Buoyancy explains why ships, pontoons, and offshore platforms can float while carrying large loads. A floating object is supported by an upward force equal to the weight of the fluid it displaces. Engineers must also check stability, because floating is not enough if the vessel tips too easily.
The key idea is to compare where weight acts, where buoyancy acts, and how those points move when the hull tilts.
When a ship heels to one side, the underwater shape changes, so the center of buoyancy shifts sideways. The upward buoyant force through this shifted point and the downward weight through the center of gravity create a turning effect called the righting moment. The metacenter is a geometric point used to judge whether small tilts produce a restoring torque or an overturning torque.
A stable floating body has positive metacentric height, meaning the metacenter is above the center of gravity.
Key Facts
- Buoyant force equals the weight of displaced fluid: F_b = rho_fluid g V_displaced.
- For floating equilibrium, buoyant force equals weight: F_b = W = mg.
- Average density condition for floating: rho_object,avg < rho_fluid.
- The center of buoyancy B is the centroid of the displaced fluid volume.
- Metacentric height is GM = KM - KG, where G is center of gravity and M is metacenter.
- For small heel angles, righting moment is approximately tau = W GM sin(theta).
Vocabulary
- Buoyant force
- The upward force exerted by a fluid on an object equal to the weight of the fluid displaced by the object.
- Center of buoyancy
- The point through which the buoyant force acts, located at the centroid of the displaced fluid volume.
- Center of gravity
- The point through which the total weight of an object acts.
- Metacenter
- The point where the vertical line through the shifted center of buoyancy intersects the original centerline for a small tilt.
- Righting moment
- The restoring torque that tends to rotate a tilted floating body back toward upright equilibrium.
Common Mistakes to Avoid
- Confusing center of buoyancy with center of gravity is wrong because buoyancy depends on displaced water shape while gravity depends on mass distribution.

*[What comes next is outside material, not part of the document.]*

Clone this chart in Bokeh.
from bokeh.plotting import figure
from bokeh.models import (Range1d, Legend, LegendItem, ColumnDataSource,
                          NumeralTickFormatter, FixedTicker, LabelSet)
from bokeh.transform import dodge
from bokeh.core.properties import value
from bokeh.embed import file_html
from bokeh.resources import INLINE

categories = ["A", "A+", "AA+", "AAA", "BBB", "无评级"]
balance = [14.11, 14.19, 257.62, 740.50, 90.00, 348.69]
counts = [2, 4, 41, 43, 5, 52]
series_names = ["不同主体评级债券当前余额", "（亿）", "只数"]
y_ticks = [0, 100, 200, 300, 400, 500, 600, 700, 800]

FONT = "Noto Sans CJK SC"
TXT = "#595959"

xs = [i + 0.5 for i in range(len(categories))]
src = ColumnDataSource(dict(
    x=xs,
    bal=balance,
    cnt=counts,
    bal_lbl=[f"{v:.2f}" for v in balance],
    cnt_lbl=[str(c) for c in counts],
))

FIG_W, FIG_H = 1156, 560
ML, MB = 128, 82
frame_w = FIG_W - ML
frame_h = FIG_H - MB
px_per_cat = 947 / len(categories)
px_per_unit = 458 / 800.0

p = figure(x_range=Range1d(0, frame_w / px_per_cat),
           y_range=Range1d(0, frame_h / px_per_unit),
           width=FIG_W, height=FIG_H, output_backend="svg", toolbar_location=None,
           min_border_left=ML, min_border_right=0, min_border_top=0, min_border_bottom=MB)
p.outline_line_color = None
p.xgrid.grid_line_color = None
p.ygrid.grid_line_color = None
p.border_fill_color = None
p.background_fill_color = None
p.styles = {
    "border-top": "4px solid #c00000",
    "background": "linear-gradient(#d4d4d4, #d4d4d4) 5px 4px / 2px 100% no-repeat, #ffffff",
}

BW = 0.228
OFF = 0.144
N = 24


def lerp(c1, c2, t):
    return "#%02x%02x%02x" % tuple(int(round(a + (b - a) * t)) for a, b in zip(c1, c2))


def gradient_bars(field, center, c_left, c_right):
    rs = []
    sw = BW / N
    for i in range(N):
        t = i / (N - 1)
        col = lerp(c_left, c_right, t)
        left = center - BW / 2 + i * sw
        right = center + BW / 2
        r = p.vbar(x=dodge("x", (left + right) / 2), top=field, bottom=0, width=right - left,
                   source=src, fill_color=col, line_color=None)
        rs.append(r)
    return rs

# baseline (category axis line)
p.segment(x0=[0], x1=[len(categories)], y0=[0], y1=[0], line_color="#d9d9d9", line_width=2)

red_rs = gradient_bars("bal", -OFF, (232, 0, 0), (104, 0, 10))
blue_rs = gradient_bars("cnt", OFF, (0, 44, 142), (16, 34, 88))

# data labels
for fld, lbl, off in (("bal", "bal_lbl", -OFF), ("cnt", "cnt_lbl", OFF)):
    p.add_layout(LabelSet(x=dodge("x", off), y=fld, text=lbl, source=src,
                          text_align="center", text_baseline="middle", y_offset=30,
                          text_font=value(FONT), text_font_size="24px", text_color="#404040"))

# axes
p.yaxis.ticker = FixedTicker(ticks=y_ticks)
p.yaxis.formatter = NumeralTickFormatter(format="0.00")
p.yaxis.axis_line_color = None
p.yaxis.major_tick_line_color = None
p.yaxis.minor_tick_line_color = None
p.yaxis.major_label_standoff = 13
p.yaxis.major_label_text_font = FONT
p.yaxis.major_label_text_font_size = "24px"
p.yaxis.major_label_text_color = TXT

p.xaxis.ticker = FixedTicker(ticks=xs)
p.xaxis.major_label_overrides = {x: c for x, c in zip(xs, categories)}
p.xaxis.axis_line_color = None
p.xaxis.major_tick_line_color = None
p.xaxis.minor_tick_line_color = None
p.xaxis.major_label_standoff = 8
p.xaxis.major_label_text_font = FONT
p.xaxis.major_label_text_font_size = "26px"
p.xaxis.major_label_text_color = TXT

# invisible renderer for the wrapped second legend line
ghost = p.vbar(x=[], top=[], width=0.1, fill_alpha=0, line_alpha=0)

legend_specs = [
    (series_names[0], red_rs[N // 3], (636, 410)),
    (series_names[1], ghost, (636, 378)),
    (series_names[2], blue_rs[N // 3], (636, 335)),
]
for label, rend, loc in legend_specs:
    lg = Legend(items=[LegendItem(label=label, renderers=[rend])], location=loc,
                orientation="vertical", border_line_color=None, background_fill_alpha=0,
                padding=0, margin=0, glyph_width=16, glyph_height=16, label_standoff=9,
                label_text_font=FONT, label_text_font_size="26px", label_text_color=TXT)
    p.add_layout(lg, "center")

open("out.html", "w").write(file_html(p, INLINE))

- Assuming a floating object is always stable is wrong because an object can float and still capsize if its righting moment is negative or too small.
- Using total object volume instead of displaced volume in F_b = rho g V is wrong for floating objects because only the submerged volume displaces fluid.
- Thinking a lower center of gravity always guarantees stability is incomplete because hull shape and the location of the metacenter also control the metacentric height.
Practice Questions
- 1 A rectangular pontoon displaces 12.0 m^3 of freshwater with density 1000 kg/m^3. What is the buoyant force on it? Use g = 9.8 m/s^2.
- 2 A small boat has weight W = 18,000 N and metacentric height GM = 0.80 m. If it heels by 10 degrees, estimate the righting moment using tau = W GM sin(theta).
- 3 A ship is loaded with heavy cargo high above the deck, raising its center of gravity. Explain how this changes GM and why it can make the ship less stable even if it still floats.